Problem is the op amp rails draw current and that affects the load connected to the voltage divider. Best way, IMO, is to use two batteries in series and connect the node in the middle of the batteries to reference.
Of course this can be done, but it’s not a negative voltage. It’s a “single supply” OPV circuit. Often done and nice, but it has it’s limitations.
Sure, every solution has its limitations. I was just proposing an alternate to building in an additional potential failure point into your design. Voltage dividers rarely fail.
You have to understand your load including it’s power supply noise tolerances before designing any power supply.
Very clever! But I wouldn’t call it the cheapest or easiest.
You can wire a 555 timer (or any gate) as an oscillator, and use a few diodes and capacitors wired up as an inverting voltage doubler or tripler. Gates can deliver 5-10ma; a 555 more like 50-100ma.
You can use a 7660 to turn +5v into -5v.
You can use the internal charge pump in a MAX232 simply as a negative voltage supply.
You can use just about any switching regulator chip to supply a negative voltage. Some of these are mighty cheap.
You can use an old “wall wart” out of your junk box as your negative supply. It’s probably free. :-)
* Positive and Negative Charge Pump Circuit Using 555 Timer
https://circuitdigest.com/electronic-circuits/positive-and-negative-charge-pump-circuit-using-555-timer
Great hack!
if your incoming supply can handle the inrush/peak current, its great, but for high-gain sensitive circuitry, i prefer a complete “balanced” supply, to keep the + and – voltages as close to each other as possible (for ground-referenced DC-coupled signals)
of course this trick(hack) can be used with a post-tracking regulator to tweak the neg. to mirror the pos.

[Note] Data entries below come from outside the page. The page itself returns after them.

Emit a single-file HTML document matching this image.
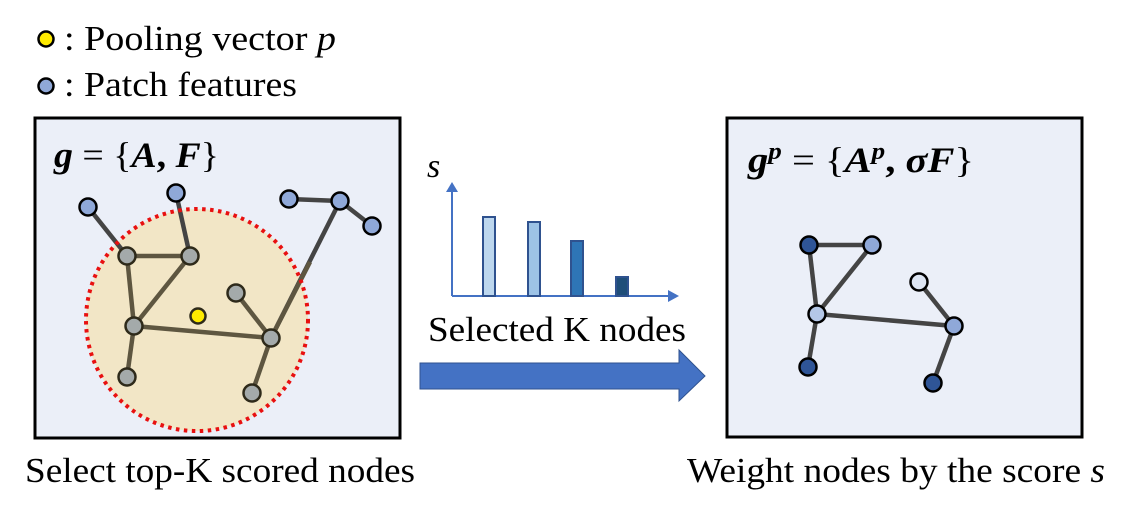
<!DOCTYPE html>
<html><head><meta charset="utf-8"><style>body{margin:0;background:#fff}svg{display:block}</style></head>
<body>
<svg width="1125" height="515" viewBox="0 0 1125 515" xmlns="http://www.w3.org/2000/svg" font-family="Liberation Serif, serif">
<!-- legend -->
<circle cx="46" cy="39" r="7.5" fill="#ffeb00" stroke="#000" stroke-width="2.5"/>
<text x="64" y="50" font-size="35" textLength="272" lengthAdjust="spacingAndGlyphs">: Pooling vector <tspan font-style="italic">p</tspan></text>
<circle cx="46" cy="86" r="7.5" fill="#8fa8d8" stroke="#000" stroke-width="2.5"/>
<text x="64" y="96" font-size="35" textLength="233" lengthAdjust="spacingAndGlyphs">: Patch features</text>

<!-- left box -->
<rect x="35" y="118" width="365" height="320" fill="#ebeff8" stroke="#000" stroke-width="3"/>
<text x="54" y="167" font-size="36" font-weight="bold" font-style="italic" textLength="165" lengthAdjust="spacingAndGlyphs">g <tspan font-style="normal" font-weight="normal">= {</tspan>A<tspan font-style="normal">,</tspan> F<tspan font-style="normal" font-weight="normal">}</tspan></text>
<circle cx="197" cy="320" r="111" fill="#f2e6c6"/>
<g stroke="#444" stroke-width="4.5">
<line x1="88" y1="207" x2="127" y2="256"/>
<line x1="176" y1="193" x2="190" y2="256"/>
<line x1="289" y1="199" x2="340" y2="201"/>
<line x1="340" y1="201" x2="372" y2="226"/>
<line x1="340" y1="201" x2="271" y2="338"/>
</g>
<g stroke="#5e5640" stroke-width="4.5">
<line x1="127" y1="256" x2="190" y2="256"/>
<line x1="127" y1="256" x2="134" y2="326"/>
<line x1="190" y1="256" x2="134" y2="326"/>
<line x1="134" y1="326" x2="271" y2="338"/>
<line x1="134" y1="326" x2="127" y2="377"/>
<line x1="236" y1="293" x2="271" y2="338"/>
<line x1="271" y1="338" x2="252" y2="393"/>
<line x1="121" y1="249" x2="127" y2="256"/>
<line x1="310" y1="262" x2="271" y2="338"/>
</g>
<circle cx="197" cy="320" r="111" fill="none" stroke="#e81010" stroke-width="4" stroke-dasharray="3.5 4.5"/>
<g fill="#8fa8d8" stroke="#000" stroke-width="2.5">
<circle cx="88" cy="207" r="8.5"/><circle cx="176" cy="193" r="8.5"/><circle cx="289" cy="199" r="8.5"/><circle cx="340" cy="201" r="8.5"/><circle cx="372" cy="226" r="8.5"/>
</g>
<g fill="#a4aaaa" stroke="#2e2a1a" stroke-width="2.5">
<circle cx="127" cy="256" r="8.5"/><circle cx="190" cy="256" r="8.5"/><circle cx="236" cy="293" r="8.5"/><circle cx="134" cy="326" r="8.5"/><circle cx="271" cy="338" r="8.5"/><circle cx="127" cy="377" r="8.5"/><circle cx="252" cy="393" r="8.5"/>
</g>
<circle cx="198" cy="316" r="7.5" fill="#ffeb00" stroke="#2e2a1a" stroke-width="2.5"/>

<!-- chart -->
<text x="427" y="177" font-size="34" font-style="italic">s</text>
<g stroke="#4472c4" stroke-width="2" fill="#4472c4">
<line x1="452" y1="296" x2="452" y2="190"/><polygon points="446,192 458,192 452,182" stroke="none"/>
<line x1="452" y1="296" x2="670" y2="296"/><polygon points="668,290 668,302 679,296" stroke="none"/>
</g>
<g stroke="#2f528f" stroke-width="2">
<rect x="483" y="217" width="12" height="79" fill="#bdd7ee"/>
<rect x="528" y="222" width="12" height="74" fill="#9dc3e6"/>
<rect x="571" y="241" width="12" height="55" fill="#2e75b6"/>
<rect x="616" y="277" width="12" height="19" fill="#1f4e79"/>
</g>
<text x="428" y="341" font-size="35" textLength="258" lengthAdjust="spacingAndGlyphs">Selected K nodes</text>
<polygon points="420,363 679,363 679,350 705,376 679,401 679,389 420,389" fill="#4472c4" stroke="#2f528f" stroke-width="1"/>

<!-- right box -->
<rect x="727" y="118" width="355" height="319" fill="#ebeff8" stroke="#000" stroke-width="3"/>
<text x="748" y="172" font-size="36" font-weight="bold" font-style="italic" textLength="226" lengthAdjust="spacingAndGlyphs">g<tspan font-size="24" dy="-13">p</tspan><tspan dy="13" font-style="normal" font-weight="normal"> = {</tspan>A<tspan font-size="24" dy="-13">p</tspan><tspan dy="13" font-style="normal">,</tspan> σF<tspan font-style="normal" font-weight="normal">}</tspan></text>
<g stroke="#444" stroke-width="4.5">
<line x1="809" y1="245" x2="872" y2="245"/>
<line x1="809" y1="245" x2="817" y2="314"/>
<line x1="872" y1="245" x2="817" y2="314"/>
<line x1="817" y1="314" x2="954" y2="326"/>
<line x1="817" y1="314" x2="808" y2="367"/>
<line x1="919" y1="282" x2="954" y2="326"/>
<line x1="954" y1="326" x2="933" y2="383"/>
</g>
<g stroke="#000" stroke-width="2.5">
<circle cx="809" cy="245" r="8.5" fill="#2f5597"/>
<circle cx="872" cy="245" r="8.5" fill="#8fa8d8"/>
<circle cx="919" cy="282" r="8.5" fill="#dde5f3"/>
<circle cx="817" cy="314" r="8.5" fill="#b4c7e7"/>
<circle cx="954" cy="326" r="8.5" fill="#8fa8d8"/>
<circle cx="808" cy="367" r="8.5" fill="#2f5597"/>
<circle cx="933" cy="383" r="8.5" fill="#2f5597"/>
</g>

<!-- captions -->
<text x="25" y="482" font-size="35" textLength="390" lengthAdjust="spacingAndGlyphs">Select top-K scored nodes</text>
<text x="687" y="482" font-size="35" textLength="418" lengthAdjust="spacingAndGlyphs">Weight nodes by the score <tspan font-style="italic">s</tspan></text>
</svg>
</body></html>
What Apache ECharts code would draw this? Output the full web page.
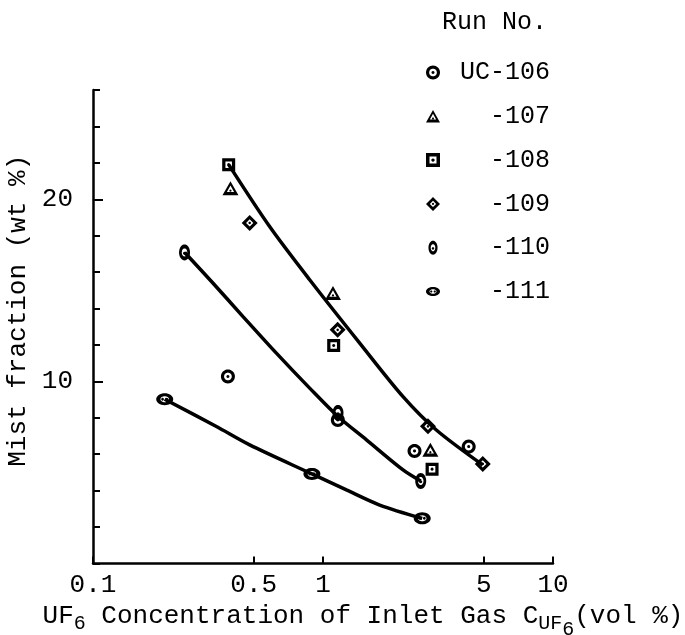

for balanced low-current power for ground-referenced OP-AMPs, i prefer to roll my own:
1) 34063 wired as flyback, traditional passive rectification, slightly less efficiency then sync.-rect. but less EMI/RFI
2) custom transformer wound on core from power inductor, three outputs, 100uH
3) three outputs should be mechanically parallel for ideal regulation and tracking(tri-fillar?) but not same length/voltage
4) one output wired as ground-referenced feedback winding, with minimum load such as 3.3v or 5v logic
5) two other outputs wired as floating bi-polar for +/- with red LEDs (in series) wired as zeners, red is least noise (at 20ma)
6) zener-LEDs should be doubled-up for higher current during supply andor logic/computer bootup.
6) slowly increase fed-back regulation voltage until LED-zeners pass about 15mA
7) floating ground links to system ground at amplifier star-ground or system star-ground.
8) when computer (powered by feedback winding) goes into sleep, zener-LEDs go dim and stop wasting so much power.
its a design needing fine tuning but serves as a drop-in replacement for a normally wall-outlet powered design that originally used a converter with multiple transformer outputs (+12v +3.3v +6v +6.5v -6.5v), a battery supplies the +12v and the converter.
I’d go for the 7660, a few parts and you are good to go. Same volts just negative.
If the voltage is negative, shouldn’t it be a “voltage drain”, not “voltage supply”?
:-)
There are no negative or positive voltages, only voltage differences.
For example, put your meter’s black lead on ground of a 5V supply, you measure +5V at the output. But put your meter’s black lead on the output and your meter’s read lead on ground and you now measure -5V.
It’s the same potential or voltage difference. The +/- is determined by your reference point.
It’s the same with a negative supply. A +/- 5V power supply is really just a 10V supply with the reference point (or the ground) set to the middle. So, from that reference point you measure +5V on the + side and you measure -5V on the low side.
But measure across both outputs you get 10V, + or – depending on where you place your meter’s black lead.